Tally how many lines hold the string "this". Your reply should be that number alone.

RECORD EXTRACTS:
····················
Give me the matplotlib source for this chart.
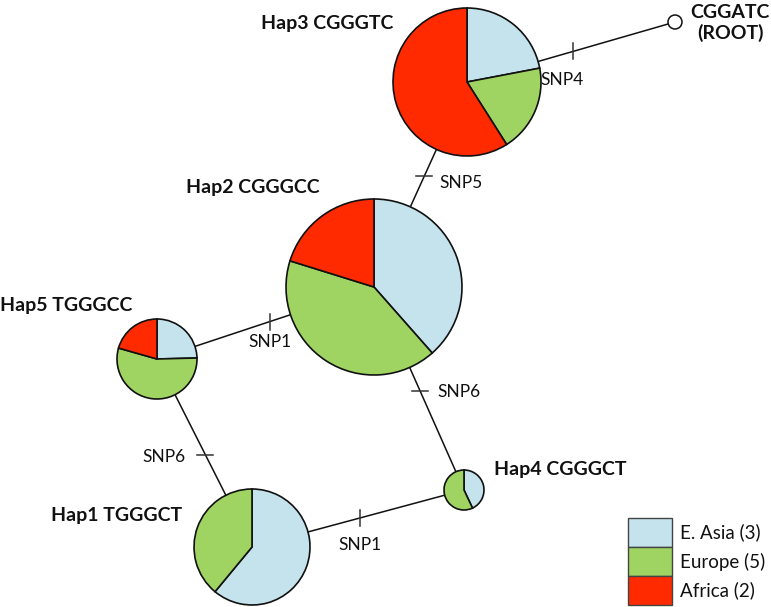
····················
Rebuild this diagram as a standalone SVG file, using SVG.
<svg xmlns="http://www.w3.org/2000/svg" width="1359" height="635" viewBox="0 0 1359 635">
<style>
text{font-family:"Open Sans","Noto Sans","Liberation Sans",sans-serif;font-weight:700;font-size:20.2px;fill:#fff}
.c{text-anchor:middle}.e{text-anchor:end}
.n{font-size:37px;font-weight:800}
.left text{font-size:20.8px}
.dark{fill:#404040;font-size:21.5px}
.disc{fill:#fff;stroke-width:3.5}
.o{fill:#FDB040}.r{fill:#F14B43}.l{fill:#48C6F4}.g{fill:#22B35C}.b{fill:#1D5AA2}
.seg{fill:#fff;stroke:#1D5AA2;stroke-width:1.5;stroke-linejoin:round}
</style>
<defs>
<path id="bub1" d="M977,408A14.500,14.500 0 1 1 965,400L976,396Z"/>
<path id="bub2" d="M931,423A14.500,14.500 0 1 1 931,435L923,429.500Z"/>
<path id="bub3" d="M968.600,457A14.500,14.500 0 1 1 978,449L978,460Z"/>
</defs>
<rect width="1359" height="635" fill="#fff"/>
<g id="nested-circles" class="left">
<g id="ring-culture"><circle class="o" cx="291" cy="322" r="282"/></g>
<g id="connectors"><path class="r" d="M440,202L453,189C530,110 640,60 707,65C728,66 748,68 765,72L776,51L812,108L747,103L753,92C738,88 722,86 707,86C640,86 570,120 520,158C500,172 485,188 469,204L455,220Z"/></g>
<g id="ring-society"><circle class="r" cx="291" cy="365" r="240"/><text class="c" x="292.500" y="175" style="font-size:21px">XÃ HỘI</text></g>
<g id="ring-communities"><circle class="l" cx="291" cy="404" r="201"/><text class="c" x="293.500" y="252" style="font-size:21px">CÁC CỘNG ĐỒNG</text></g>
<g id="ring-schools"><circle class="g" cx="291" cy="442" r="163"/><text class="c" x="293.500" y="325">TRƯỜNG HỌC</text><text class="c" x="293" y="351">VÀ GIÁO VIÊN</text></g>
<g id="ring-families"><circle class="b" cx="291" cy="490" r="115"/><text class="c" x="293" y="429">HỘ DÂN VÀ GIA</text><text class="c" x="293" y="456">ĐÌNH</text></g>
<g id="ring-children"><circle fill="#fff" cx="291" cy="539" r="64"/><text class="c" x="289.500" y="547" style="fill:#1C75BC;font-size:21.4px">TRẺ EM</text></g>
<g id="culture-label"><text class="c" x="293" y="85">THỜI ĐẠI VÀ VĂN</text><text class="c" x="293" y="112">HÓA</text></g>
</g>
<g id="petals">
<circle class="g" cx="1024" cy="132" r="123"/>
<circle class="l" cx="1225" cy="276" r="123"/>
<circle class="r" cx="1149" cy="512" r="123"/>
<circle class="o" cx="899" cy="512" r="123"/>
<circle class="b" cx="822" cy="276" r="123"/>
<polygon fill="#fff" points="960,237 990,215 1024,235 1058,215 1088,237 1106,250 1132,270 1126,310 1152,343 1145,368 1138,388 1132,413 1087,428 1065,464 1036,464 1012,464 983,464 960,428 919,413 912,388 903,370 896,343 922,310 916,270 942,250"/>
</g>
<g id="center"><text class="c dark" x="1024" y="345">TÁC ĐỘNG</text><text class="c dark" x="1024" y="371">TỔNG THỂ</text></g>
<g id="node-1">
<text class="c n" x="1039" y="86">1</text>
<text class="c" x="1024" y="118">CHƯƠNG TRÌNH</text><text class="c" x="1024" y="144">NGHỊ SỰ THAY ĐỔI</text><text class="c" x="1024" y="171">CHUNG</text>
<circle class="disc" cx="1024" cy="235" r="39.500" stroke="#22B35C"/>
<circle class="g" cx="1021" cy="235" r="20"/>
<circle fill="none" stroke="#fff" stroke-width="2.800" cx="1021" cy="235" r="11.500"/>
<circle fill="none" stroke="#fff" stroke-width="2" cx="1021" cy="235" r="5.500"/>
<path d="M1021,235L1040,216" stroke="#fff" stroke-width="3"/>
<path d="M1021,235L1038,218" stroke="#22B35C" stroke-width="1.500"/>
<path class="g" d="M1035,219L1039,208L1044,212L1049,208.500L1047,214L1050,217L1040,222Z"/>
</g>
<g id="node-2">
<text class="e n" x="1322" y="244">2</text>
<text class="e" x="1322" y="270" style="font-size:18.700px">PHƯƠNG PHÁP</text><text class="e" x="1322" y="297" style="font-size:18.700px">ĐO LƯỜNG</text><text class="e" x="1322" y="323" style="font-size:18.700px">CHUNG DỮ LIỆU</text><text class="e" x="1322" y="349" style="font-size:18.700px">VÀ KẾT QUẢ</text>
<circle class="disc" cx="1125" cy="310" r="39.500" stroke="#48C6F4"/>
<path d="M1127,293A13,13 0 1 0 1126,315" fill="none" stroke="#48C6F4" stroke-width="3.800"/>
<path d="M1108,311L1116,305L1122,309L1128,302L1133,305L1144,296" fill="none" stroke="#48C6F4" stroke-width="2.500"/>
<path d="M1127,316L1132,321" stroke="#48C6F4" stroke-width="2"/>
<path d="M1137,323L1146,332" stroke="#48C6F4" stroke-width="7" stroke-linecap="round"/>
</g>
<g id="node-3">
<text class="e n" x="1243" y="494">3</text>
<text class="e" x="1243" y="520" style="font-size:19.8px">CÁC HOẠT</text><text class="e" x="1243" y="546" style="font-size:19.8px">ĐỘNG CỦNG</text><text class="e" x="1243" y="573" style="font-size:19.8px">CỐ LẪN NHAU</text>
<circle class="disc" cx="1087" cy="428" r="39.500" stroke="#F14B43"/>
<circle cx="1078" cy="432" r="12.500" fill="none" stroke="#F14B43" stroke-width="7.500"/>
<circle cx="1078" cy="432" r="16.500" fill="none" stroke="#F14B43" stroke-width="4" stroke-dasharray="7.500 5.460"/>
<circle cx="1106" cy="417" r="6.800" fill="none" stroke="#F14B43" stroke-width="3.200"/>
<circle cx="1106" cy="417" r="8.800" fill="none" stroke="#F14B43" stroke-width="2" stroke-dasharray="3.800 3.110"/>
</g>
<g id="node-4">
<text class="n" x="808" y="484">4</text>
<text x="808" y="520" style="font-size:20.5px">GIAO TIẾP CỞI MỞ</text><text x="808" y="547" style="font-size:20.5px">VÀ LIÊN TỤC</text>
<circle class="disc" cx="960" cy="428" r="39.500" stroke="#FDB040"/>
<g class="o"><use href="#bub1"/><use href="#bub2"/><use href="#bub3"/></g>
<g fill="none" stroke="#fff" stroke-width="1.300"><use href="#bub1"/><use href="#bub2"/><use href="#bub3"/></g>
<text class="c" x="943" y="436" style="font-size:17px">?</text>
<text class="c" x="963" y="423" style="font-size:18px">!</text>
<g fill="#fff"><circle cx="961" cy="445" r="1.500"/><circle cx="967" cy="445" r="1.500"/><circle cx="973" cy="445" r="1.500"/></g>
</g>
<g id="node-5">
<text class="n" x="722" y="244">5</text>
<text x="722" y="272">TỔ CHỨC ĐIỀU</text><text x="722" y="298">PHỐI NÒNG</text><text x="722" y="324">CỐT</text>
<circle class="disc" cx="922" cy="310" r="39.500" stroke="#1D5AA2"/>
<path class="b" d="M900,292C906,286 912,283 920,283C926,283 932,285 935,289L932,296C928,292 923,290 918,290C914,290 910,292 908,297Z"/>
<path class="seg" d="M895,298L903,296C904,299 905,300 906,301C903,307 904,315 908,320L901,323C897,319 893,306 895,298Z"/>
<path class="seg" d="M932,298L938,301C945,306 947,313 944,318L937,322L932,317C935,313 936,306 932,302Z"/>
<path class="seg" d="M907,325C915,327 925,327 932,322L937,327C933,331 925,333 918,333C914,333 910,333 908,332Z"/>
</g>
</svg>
····················
EXERCISE ANSWER:
2